The best wayfinding and signage system does not just complement an architectural space, it integrates with it completely, helping to define it. We were able to achieve this ideal with the program we created for Toronto Pearson International’s redeveloped Terminal 1.

Pearson is Canada’s largest airport, serving 34 million passengers annually, the world’s 20th largest hub airport. Working with Pentagram, we created a simple, clear and elegant wayfinding solution, carefully considering all decision points and routes to ease use for passengers.

Not only did the signage have to reflect the form of the terminal’s architecture, it had to blur the border between the soaring architecture and signage, creating a truly integrated system. In an iterative design process, our team built models and mockups, and studied sign positioning and messaging, so we never overwhelmed the passengers. We worked with a variety of agencies including the Canadian National Institute of the Blind (CNIB) to ensure our solutions were not just beautiful but functional for all users.

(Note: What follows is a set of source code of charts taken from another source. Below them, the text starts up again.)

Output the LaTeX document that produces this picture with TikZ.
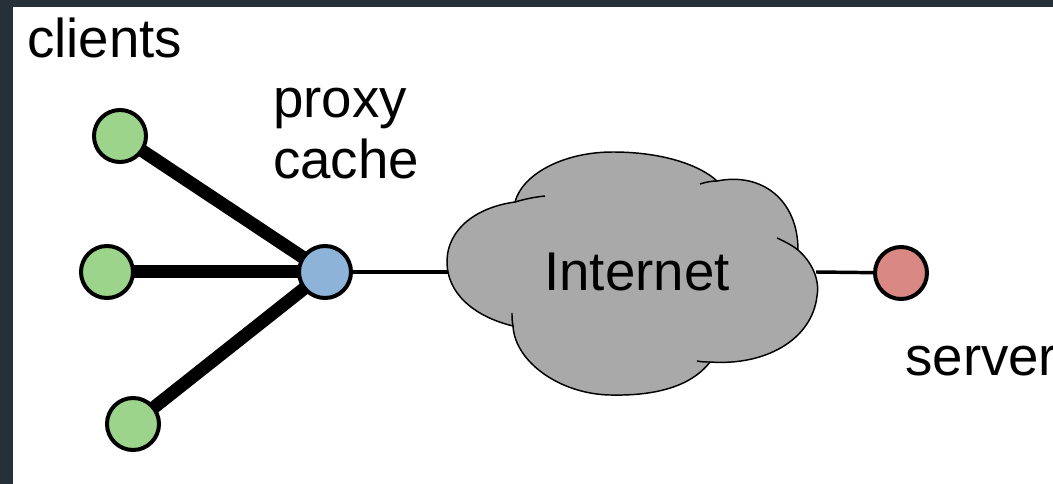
\documentclass[tikz,border=0pt]{standalone}
\usepackage{fontspec}
\setmainfont{Liberation Sans}
\definecolor{frame}{HTML}{272F38}
\definecolor{clientgreen}{HTML}{9CD48C}
\definecolor{proxyblue}{HTML}{8DB4D8}
\definecolor{serverred}{HTML}{D98884}
\definecolor{cloudgray}{HTML}{A9A9A9}
\pgfdeclarelayer{back}
\pgfdeclarelayer{links}
\pgfsetlayers{back,links,main}
\tikzset{
  host/.style={circle, draw=black, line width=3pt, minimum size=39pt, inner sep=0pt},
  client/.style={host, fill=clientgreen},
  proxy/.style={host, fill=proxyblue},
  server/.style={host, fill=serverred},
  thicklink/.style={line width=9.75pt},
  thinlink/.style={line width=2.6pt},
  label/.style={inner sep=0pt, anchor=base west, font=\fontsize{41}{49}\selectfont},
  cloudline/.style={line width=1.1pt}
}
\begin{document}
\begin{tikzpicture}[x=0.75pt, y=-0.75pt]
\begin{pgfonlayer}{back}
\fill[frame] (0,0) rectangle (1053,484);
\fill[white] (13,7) rectangle (1053,484);
\end{pgfonlayer}
\useasboundingbox (0,0) rectangle (1053,484);

% hosts
\node[client] (c1) at (120,136) {};
\node[client] (c2) at (107,272) {};
\node[client] (c3) at (133,424) {};
\node[proxy]  (px) at (325,272) {};
\node[server] (sv) at (901,273) {};

\begin{pgfonlayer}{links}
\draw[thicklink] (c1.center) -- (px.center);
\draw[thicklink] (c2.center) -- (px.center);
\draw[thicklink] (c3.center) -- (px.center);
\end{pgfonlayer}

% cloud
\coordinate (cloudL) at (448,272);
\coordinate (cloudR) at (816,272);
\filldraw[cloudline, fill=cloudgray]
  (447,262) .. controls (447,228) and (478,207) .. (515,202)
  .. controls (522,175) and (562,152) .. (613,152)
  .. controls (662,152) and (700,165) .. (717,181)
  .. controls (762,172) and (798,200) .. (798,250)
  .. controls (812,262) and (820,280) .. (817,296)
  .. controls (812,340) and (765,366) .. (710,362)
  .. controls (690,388) and (652,396) .. (610,395)
  .. controls (560,394) and (515,362) .. (513,326)
  .. controls (472,316) and (447,292) .. (447,262) -- cycle;
\draw[cloudline] (515,202) .. controls (525,199) and (535,197) .. (545,196);
\draw[cloudline] (700,184) .. controls (706,182) and (712,181) .. (717,181);
\draw[cloudline] (777,238) .. controls (786,242) and (793,246) .. (798,250);
\draw[cloudline] (697,361) .. controls (702,362) and (706,362) .. (710,362);
\draw[cloudline] (513,326) .. controls (512,321) and (512,317) .. (512,313);
\node[font=\fontsize{41}{49}\selectfont, inner sep=0pt] (inet) at (637,272) {Internet};

\draw[thinlink] (px) -- (cloudL);
\draw[thinlink] (cloudR) -- (sv);

% labels
\node[label] (lclients) at (27,58) {clients};
\node[label] (lproxy) at (273,118) {proxy};
\node[label] (lcache) at (273,179) {cache};
\node[label] (lserver) at (905,376) {server};
\end{tikzpicture}
\end{document}
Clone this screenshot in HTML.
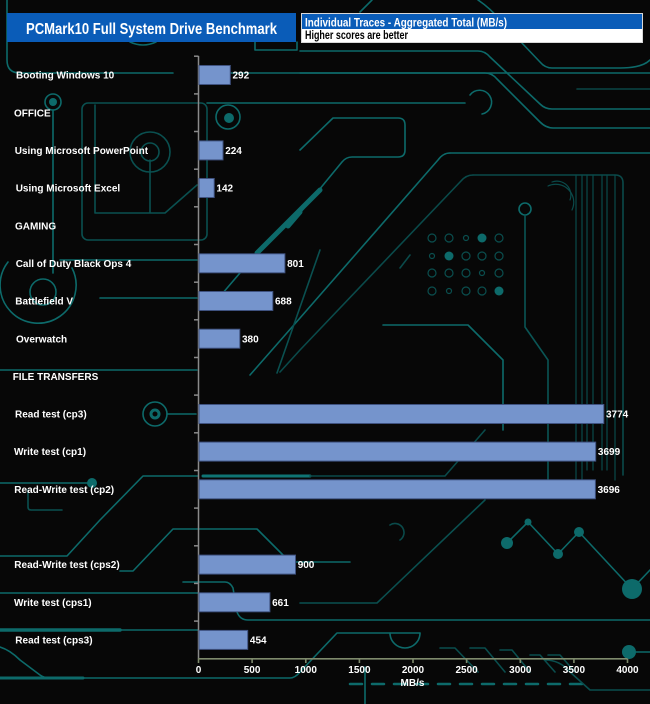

The signs created are unobtrusive, appearing to be extensions of the architecture. Overhead signs are designed in a double-curved propeller shape that blends with the ‘airplane wing’ roof structure.

We placed all English text on curved panels and French text on flat panels, so travellers could easily spot their language of choice. We also used color-coding to help with orientation: departures are yellow, arrivals are green, and public services and amenities are white. For the gate numbers, check-in areas and baggage claim signs, we employed perforated metal to create a highly visible ‘matrix font’. A font made up of dots is also used throughout the airport for changing information on LCD monitors.

We conducted tests prior to the opening of the airport to ensure our design was effective for the end user. We took into account the need for Braille applications for blind travelers. Large, brightly colored icons that meet international standards were used to help travelers who are visually impaired or who do not speak English or French. Because visibility was so important, we conducted distance studies to ensure our graphics would provide maximum visibility across the terminal’s vast interior spaces.